> EXERCISE AIM
Pull every line with the word "this" out of the entries below.
○ ○ ○ ○ ○
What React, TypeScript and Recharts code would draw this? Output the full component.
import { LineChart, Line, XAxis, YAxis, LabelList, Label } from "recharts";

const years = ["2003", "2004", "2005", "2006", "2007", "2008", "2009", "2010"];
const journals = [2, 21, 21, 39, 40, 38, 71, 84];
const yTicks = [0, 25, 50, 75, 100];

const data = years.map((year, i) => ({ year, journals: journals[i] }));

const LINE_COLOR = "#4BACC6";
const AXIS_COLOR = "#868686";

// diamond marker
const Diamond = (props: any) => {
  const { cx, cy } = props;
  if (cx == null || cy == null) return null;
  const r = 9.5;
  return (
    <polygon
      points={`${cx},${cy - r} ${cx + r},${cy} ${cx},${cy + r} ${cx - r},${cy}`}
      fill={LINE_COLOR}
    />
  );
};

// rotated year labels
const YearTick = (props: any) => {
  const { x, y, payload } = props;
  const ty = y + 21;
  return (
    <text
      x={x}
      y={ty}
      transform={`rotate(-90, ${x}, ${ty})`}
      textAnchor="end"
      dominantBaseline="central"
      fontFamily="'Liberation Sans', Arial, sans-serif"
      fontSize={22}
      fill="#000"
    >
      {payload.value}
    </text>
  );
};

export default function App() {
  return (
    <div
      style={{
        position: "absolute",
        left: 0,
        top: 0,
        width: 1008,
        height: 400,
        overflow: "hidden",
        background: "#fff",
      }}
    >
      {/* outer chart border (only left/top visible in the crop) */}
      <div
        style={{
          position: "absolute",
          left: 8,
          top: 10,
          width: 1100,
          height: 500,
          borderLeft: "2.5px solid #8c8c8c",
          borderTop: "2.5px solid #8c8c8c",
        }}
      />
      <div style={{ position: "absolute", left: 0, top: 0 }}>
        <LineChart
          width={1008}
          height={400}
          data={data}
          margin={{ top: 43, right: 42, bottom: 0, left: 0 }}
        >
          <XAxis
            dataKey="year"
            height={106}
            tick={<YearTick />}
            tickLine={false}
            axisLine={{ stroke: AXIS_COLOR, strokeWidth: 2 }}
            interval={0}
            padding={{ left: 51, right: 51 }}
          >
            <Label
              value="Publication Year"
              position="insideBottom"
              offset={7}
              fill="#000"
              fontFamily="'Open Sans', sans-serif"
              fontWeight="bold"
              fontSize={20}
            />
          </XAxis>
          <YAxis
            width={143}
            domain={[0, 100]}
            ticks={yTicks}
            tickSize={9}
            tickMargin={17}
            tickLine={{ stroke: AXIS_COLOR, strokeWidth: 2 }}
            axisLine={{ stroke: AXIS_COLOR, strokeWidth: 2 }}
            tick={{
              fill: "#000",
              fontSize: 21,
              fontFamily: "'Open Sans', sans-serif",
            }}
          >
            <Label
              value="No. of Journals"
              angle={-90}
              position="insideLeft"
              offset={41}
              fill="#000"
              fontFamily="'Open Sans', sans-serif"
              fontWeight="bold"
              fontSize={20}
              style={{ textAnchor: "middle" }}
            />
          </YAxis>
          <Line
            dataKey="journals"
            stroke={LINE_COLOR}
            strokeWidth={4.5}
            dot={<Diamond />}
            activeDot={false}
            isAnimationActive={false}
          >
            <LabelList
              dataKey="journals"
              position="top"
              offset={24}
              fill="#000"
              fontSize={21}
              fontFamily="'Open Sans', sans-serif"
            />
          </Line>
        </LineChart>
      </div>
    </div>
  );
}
○ ○ ○ ○ ○
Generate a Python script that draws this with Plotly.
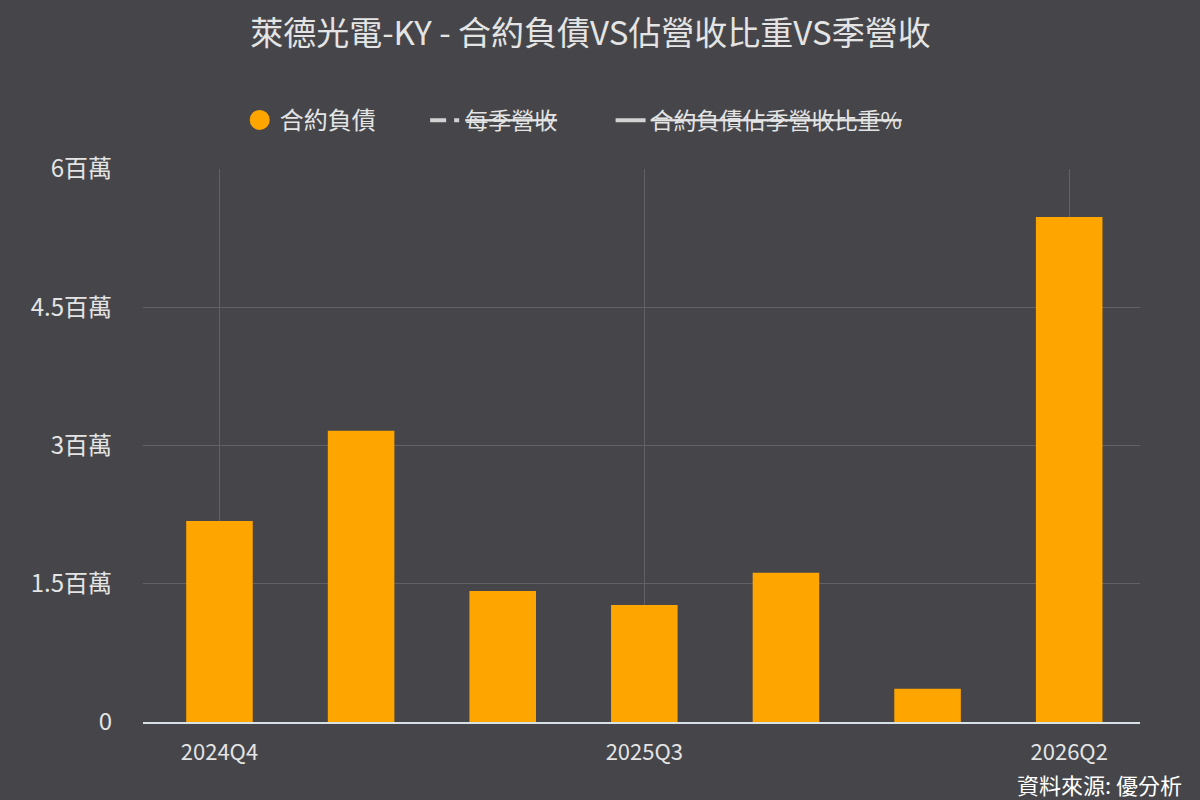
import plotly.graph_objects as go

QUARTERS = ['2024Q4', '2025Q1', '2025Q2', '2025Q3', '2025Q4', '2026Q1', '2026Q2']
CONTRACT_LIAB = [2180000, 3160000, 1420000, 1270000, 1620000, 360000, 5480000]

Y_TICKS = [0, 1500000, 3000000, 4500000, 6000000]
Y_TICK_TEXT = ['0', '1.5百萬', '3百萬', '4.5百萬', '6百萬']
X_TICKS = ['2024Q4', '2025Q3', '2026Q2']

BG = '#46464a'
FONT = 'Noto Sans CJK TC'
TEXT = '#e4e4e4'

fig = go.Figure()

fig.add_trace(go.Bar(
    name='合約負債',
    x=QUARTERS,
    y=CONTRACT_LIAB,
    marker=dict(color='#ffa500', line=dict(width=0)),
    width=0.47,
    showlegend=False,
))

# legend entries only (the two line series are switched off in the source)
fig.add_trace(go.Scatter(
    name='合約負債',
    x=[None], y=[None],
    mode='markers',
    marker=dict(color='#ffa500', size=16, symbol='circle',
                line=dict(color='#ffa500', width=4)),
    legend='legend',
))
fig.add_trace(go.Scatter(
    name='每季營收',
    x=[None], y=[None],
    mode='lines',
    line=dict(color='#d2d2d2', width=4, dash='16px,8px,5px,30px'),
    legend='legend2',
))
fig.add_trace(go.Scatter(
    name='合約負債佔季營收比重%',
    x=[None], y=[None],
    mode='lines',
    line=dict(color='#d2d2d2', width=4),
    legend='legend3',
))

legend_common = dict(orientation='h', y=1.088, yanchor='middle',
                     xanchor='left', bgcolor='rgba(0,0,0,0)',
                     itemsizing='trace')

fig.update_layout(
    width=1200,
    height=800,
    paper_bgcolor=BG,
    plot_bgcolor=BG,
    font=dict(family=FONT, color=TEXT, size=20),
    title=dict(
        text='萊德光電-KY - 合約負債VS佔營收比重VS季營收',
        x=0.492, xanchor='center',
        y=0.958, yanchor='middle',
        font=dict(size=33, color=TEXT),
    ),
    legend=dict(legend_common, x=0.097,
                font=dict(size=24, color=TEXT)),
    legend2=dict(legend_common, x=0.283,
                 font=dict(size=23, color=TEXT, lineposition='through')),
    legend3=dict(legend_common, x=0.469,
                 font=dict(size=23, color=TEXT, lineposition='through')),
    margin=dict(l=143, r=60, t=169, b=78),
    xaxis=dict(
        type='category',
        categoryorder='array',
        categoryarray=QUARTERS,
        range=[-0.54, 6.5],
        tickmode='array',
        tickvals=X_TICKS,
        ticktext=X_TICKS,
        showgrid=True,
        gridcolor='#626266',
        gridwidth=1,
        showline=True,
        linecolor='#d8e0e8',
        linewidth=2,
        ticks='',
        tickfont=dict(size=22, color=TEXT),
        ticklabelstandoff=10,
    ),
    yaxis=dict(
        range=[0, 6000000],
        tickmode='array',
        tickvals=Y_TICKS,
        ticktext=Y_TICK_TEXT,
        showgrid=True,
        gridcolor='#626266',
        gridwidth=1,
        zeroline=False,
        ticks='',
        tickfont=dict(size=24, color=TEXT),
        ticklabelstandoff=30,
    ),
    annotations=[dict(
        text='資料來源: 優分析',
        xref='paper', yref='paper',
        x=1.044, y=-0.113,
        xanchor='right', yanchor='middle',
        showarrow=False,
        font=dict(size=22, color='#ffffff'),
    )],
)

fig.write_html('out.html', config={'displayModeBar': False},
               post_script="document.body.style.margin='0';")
○ ○ ○ ○ ○
> ANSWER TO THE PROBLEM
What React, TypeScript and Recharts code would draw this? Output the full component.
Generate a Python script that draws this with Plotly.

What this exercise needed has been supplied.